Linke Schlangengrube
Natürlich hat das auch mit dem Zustand der Opposition zu tun. Der sozialdemokratische «Partito Democratico» (PD) hat seit zwei Monaten eine neue Chefin: die 38-jährige italo-amerikanisch-schweizerische Elly Schlein. Sie ist nicht zu beneiden. Das linke italienische Parteienspektrum ist seit jeher eine Schlangengrube. Der «Corriere della sera» schrieb diese Woche: «Es ist ja bekannt, dass die Demokratische Partei in Sachen Kannibalismus unübertroffen ist.»

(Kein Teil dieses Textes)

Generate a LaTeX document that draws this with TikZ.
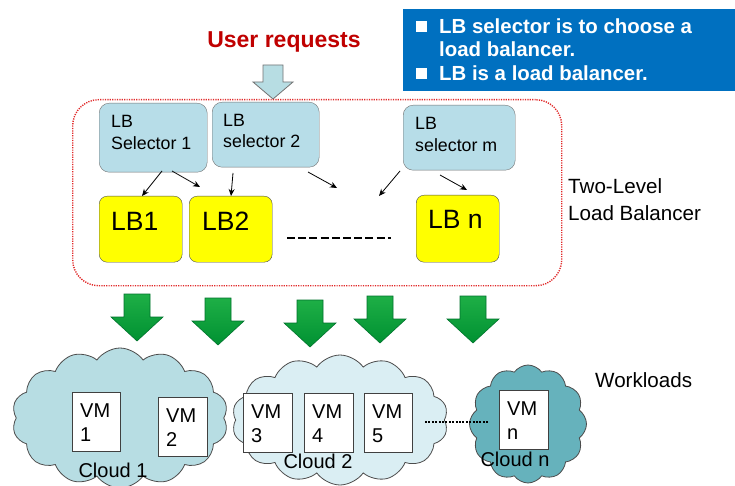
\documentclass[tikz,border=0pt]{standalone}
\usepackage{fontspec}
\setmainfont{Liberation Sans}
\usetikzlibrary{shapes.symbols,arrows.meta}
\definecolor{selblue}{RGB}{183,221,232}
\definecolor{cloudA}{RGB}{183,221,227}
\definecolor{cloudB}{RGB}{218,238,243}
\definecolor{cloudC}{RGB}{102,178,188}
\definecolor{infoblue}{RGB}{0,112,192}
\definecolor{darkred}{RGB}{192,0,0}
\definecolor{dotred}{RGB}{225,40,40}
\definecolor{lbyellow}{RGB}{255,255,0}
\definecolor{grntop}{RGB}{30,175,70}
\definecolor{grnbot}{RGB}{0,145,50}
\definecolor{grndark}{RGB}{0,115,45}
\tikzset{
  selbox/.style={draw=black!55, fill=selblue, rounded corners=10pt, anchor=north west, inner sep=0pt},
  lbbox/.style={draw=black!70, fill=lbyellow, rounded corners=8pt, anchor=north west, inner sep=0pt},
  vmbox/.style={draw=black!75, line width=0.8pt, fill=white, anchor=north west, inner sep=0pt},
  cloudshape/.style={cloud, draw=black!70, line width=0.8pt, cloud puff arc=110, inner sep=0pt},
  txt/.style={anchor=base west, inner sep=0pt},
  seltext/.style={txt, font=\fontsize{17.8}{20}\selectfont},
  lbtext/.style={txt, font=\fontsize{26.5}{30}\selectfont},
  vmtext/.style={txt, font=\fontsize{20}{24}\selectfont},
  sidetext/.style={txt, font=\fontsize{20.6}{24}\selectfont},
  infotext/.style={txt, text=white, font=\fontsize{20.4}{24}\selectfont\bfseries},
  smallarrow/.style={-{Stealth[length=7pt,width=6pt]}, line width=0.8pt, black},
  garrow/.pic={\draw[top color=grntop, bottom color=grnbot, draw=grndark, line width=0.6pt]
      (-13,0) -- (13,0) -- (13,23) -- (26,23) -- (0,47) -- (-26,23) -- (-13,23) -- cycle;},
}
\begin{document}
\begin{tikzpicture}[x=1pt, y=-1pt]
\useasboundingbox (0,0) rectangle (735,486);
\fill[white] (0,0) rectangle (735,486);

% info box
\node[fill=infoblue, anchor=north west, minimum width=332pt, minimum height=82pt, inner sep=0pt] (info) at (403,9) {};
\node[fill=white, minimum size=11pt, inner sep=0pt] (b1) at (421,27) {};
\node[fill=white, minimum size=11pt, inner sep=0pt] (b2) at (421,74) {};
\node[infotext] (i1) at (439,34) {LB selector is to choose a};
\node[infotext] (i2) at (439,57) {load balancer.};
\node[infotext] (i3) at (439,80.5) {LB is a load balancer.};

% user requests
\node[anchor=base, inner sep=0pt, text=darkred, font=\fontsize{23}{27}\selectfont\bfseries] (user) at (284,48) {User requests};
\draw[fill=cloudA, draw=black!55, line width=0.8pt]
  (263,65) -- (283,65) -- (283,82) -- (293,82) -- (273,99) -- (253,82) -- (263,82) -- cycle;

% dotted frame
\node[draw=dotred, line width=1.4pt, dash pattern=on 1.2pt off 1.2pt, rounded corners=26pt,
      anchor=north west, minimum width=489pt, minimum height=186pt, inner sep=0pt] (frame) at (72,99) {};

% selectors
\node[selbox, minimum width=108pt, minimum height=69pt] (s1) at (99,103) {};
\node[selbox, minimum width=107pt, minimum height=65pt] (s2) at (212,102) {};
\node[selbox, minimum width=112pt, minimum height=65pt] (sm) at (403,105) {};
\node[seltext] at (111,128) {LB};
\node[seltext] at (111,150) {Selector 1};
\node[seltext] at (223,127) {LB};
\node[seltext] at (223,148) {selector 2};
\node[seltext] at (415,130) {LB};
\node[seltext] at (415,152) {selector m};

% LBs
\node[lbbox, minimum width=83pt, minimum height=66pt] (lb1) at (99,196) {};
\node[lbbox, minimum width=83pt, minimum height=66pt] (lb2) at (189,196) {};
\node[lbbox, minimum width=83pt, minimum height=67pt] (lbn) at (416,195) {};
\node[lbtext] at (111,230) {LB1};
\node[lbtext] at (202,230) {LB2};
\node[lbtext] at (428,228) {LB n};
\coordinate (d1) at (287,238);
\coordinate (d2) at (391,238);
\draw[line width=2pt, dash pattern=on 8pt off 3.2pt] (d1) -- (d2);

% small arrows
\coordinate (a1s) at (162,171); \coordinate (a1e) at (142,196);
\coordinate (a2s) at (172,171); \coordinate (a2e) at (200,187);
\coordinate (a3s) at (233,173); \coordinate (a3e) at (231,196);
\coordinate (a4s) at (308,172); \coordinate (a4e) at (337,188);
\coordinate (a5s) at (400,171); \coordinate (a5e) at (379,196);
\coordinate (a6s) at (440,175); \coordinate (a6e) at (467,190);
\draw[smallarrow] (a1s) -- (a1e);
\draw[smallarrow] (a2s) -- (a2e);
\draw[smallarrow] (a3s) -- (a3e);
\draw[smallarrow] (a4s) -- (a4e);
\draw[smallarrow] (a5s) -- (a5e);
\draw[smallarrow] (a6s) -- (a6e);

\node[sidetext] at (568,194) {Two-Level};
\node[sidetext] at (568,220) {Load Balancer};

% green arrows
\pic at (137,294) {garrow};
\pic at (218,298) {garrow};
\pic at (310,300) {garrow};
\pic at (380,296) {garrow};
\pic at (473,296) {garrow};

% clouds
\node[cloudshape, fill=cloudA, cloud puffs=14, minimum width=216pt, minimum height=140pt] (c1) at (120,418) {};
\node[cloudshape, fill=cloudB, cloud puffs=14, minimum width=216pt, minimum height=130pt] (c2) at (340,420) {};
\node[cloudshape, fill=cloudC, cloud puffs=12, minimum width=117pt, minimum height=118pt] (cn) at (528,424) {};

% VMs
\node[vmbox, minimum width=48pt, minimum height=59pt] (vm1) at (72,392) {};
\node[vmbox, minimum width=49pt, minimum height=59pt] (vm2) at (158,397) {};
\node[vmbox, minimum width=49pt, minimum height=59pt] (vm3) at (243,393) {};
\node[vmbox, minimum width=49pt, minimum height=59pt] (vm4) at (304,393) {};
\node[vmbox, minimum width=48pt, minimum height=59pt] (vm5) at (364,393) {};
\node[vmbox, minimum width=49pt, minimum height=59pt] (vmn) at (499,390) {};
\node[vmtext] at (80,417) {VM};  \node[vmtext] at (80,441) {1};
\node[vmtext] at (166,422) {VM}; \node[vmtext] at (166,446) {2};
\node[vmtext] at (251,418) {VM}; \node[vmtext] at (251,442) {3};
\node[vmtext] at (312,418) {VM}; \node[vmtext] at (312,442) {4};
\node[vmtext] at (372,418) {VM}; \node[vmtext] at (372,442) {5};
\node[vmtext] at (507,415) {VM}; \node[vmtext] at (507,439) {n};

\coordinate (e1) at (425,422);
\coordinate (e2) at (488,422);
\draw[line width=2pt, dash pattern=on 2pt off 1.4pt] (e1) -- (e2);

\node[vmtext, anchor=base] at (113,477) {Cloud 1};
\node[vmtext, anchor=base] at (318,468) {Cloud 2};
\node[vmtext, anchor=base] at (515,466) {Cloud n};
\node[sidetext] at (595,387) {Workloads};
\end{tikzpicture}
\end{document}
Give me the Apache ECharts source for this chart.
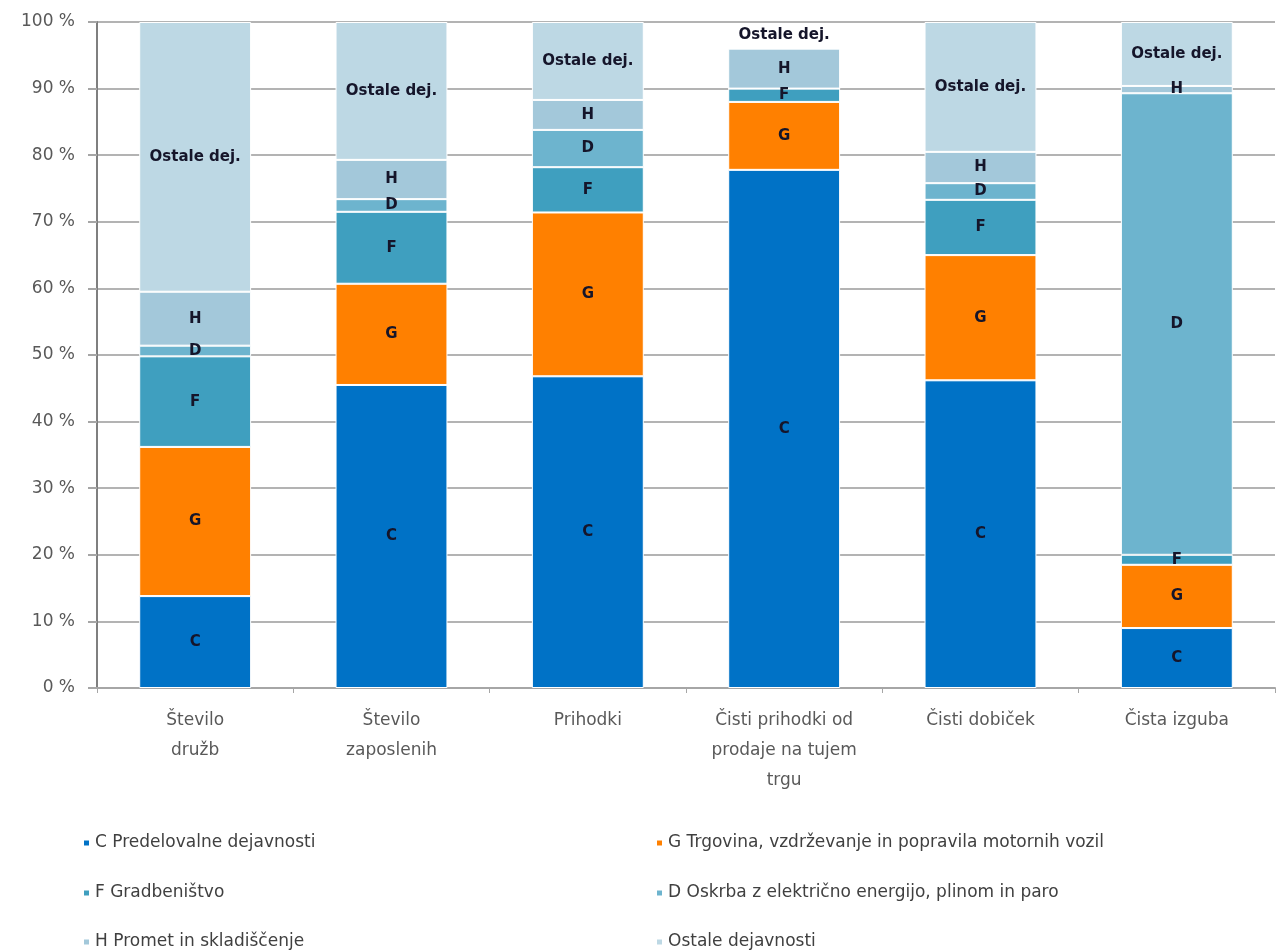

Elly Schlein wird nun schon in weiten Kreisen der Partei die Schuld am Wahldesaster vom vergangenen Sonntag angehängt. Sie sei zu links, zu entscheidungsschwach, zu unerfahren; sie regiere nicht demokratisch, sondern habe nur einen kleinen Kreis Getreuer aus Bologna um sich geschart. Man spricht von Fehlstart, und schon wird an ihrem Stuhl gesägt. Sicher ist: Elly Schlein versucht die Partei, die vor allem durch einen Wischiwaschi-Kurs aufgefallen war, leicht nach links zu rücken – als klare Alternative zu den Rechtspopulisten. Diese Forderung wird schon seit Jahren an die italienischen Sozialdemokraten gerichtet. Jetzt versucht Elly Schlein diese Forderung zu erfüllen – und jetzt ist es auch wieder nicht recht. Doch viele in der Partei, so Stefano Bonaccini, der Präsident der Region Emilia-Romagna, ihr einstiger Gegenspieler, und Dario Franceschini, ein sozialdemokratischer Altmeister, ehemaliger Parteichef und Kulturminister, halten ihr die Stange.
«Gebt mir doch etwas Zeit»
Kommentatoren erklären, dass die Kommunalwahlen vom vergangenen Sonntag den Sozialdemokraten nichts Gutes für die Europa-Wahlen im kommenden Frühjahr versprechen. Doch bis dann fliesst noch viel Wasser den Tiber hinunter. Auch der steife Wind von rechts könnte sich in ein Lüftchen verwandeln. Italien wäre nicht Italien, wenn die Hochgejubelten nicht bald ihr Fett abkriegten.
Fast verzweifelt sagt Elly Schlein: «Gebt mir doch etwas Zeit.» Ja, in zwei Monaten kann niemand einen heterogenen Haufen mit Dutzenden von Strömungen auf Kurs bringen. Ihr die Niederlagen anzuhängen, ist etwas ungerecht. Wenn es ihr allerdings nicht gelingt, die verschiedenen Fraktionen zu einigen, könnte ihre Zeit schon bald ablaufen. Und die Rechtspopulisten könnten bis mindestens Ende der Legislatur in gut drei Jahren an der Macht bleiben. Doch nicht nur die Linke ist eine Schlangengrube, auch im rechten Bündnis ist man nicht immer ein Herz und eine Seele.
Eine unterschätzt sie nicht
Elly Schlein gibt sich kämpferisch. «Wir sind hier, um zu bleiben», sagt sie am Mittwoch. «Wir haben grosse Schlachten zu schlagen und diesem Land Hoffnung zu geben. Wir tun es, indem wir unsere Stellung halten.» Und weiter: «Wir werden keinen Zentimeter von unserem Projekt abrücken.» Und: «Wer glaubt, dass wir kaputt sind, dem sage ich, dass wir erst richtig begonnen haben.»
Es wäre falsch, die Parteichefin zu unterschätzen. Im Moment weht der Zeitgeist gegen sie, gegen die Linke, nicht nur in Italien, nicht nur in Spanien. Aber der Zeitgeist ist etwas sehr Volatiles. Wenn die Rechte sich aber der Illusion hingibt, dass ihr Höhenflug sehr lange dauert, sollte sie ihre Geschichtskenntnisse etwas auffrischen.
Auch wenn die Position der neuen sozialdemokratischen Chefin zur Zeit geschwächt scheint: Eine Person unterschätzt Elly Schlein ganz und gar nicht – eine, die eine gute politische Spürnase hat: Giorgia Meloni.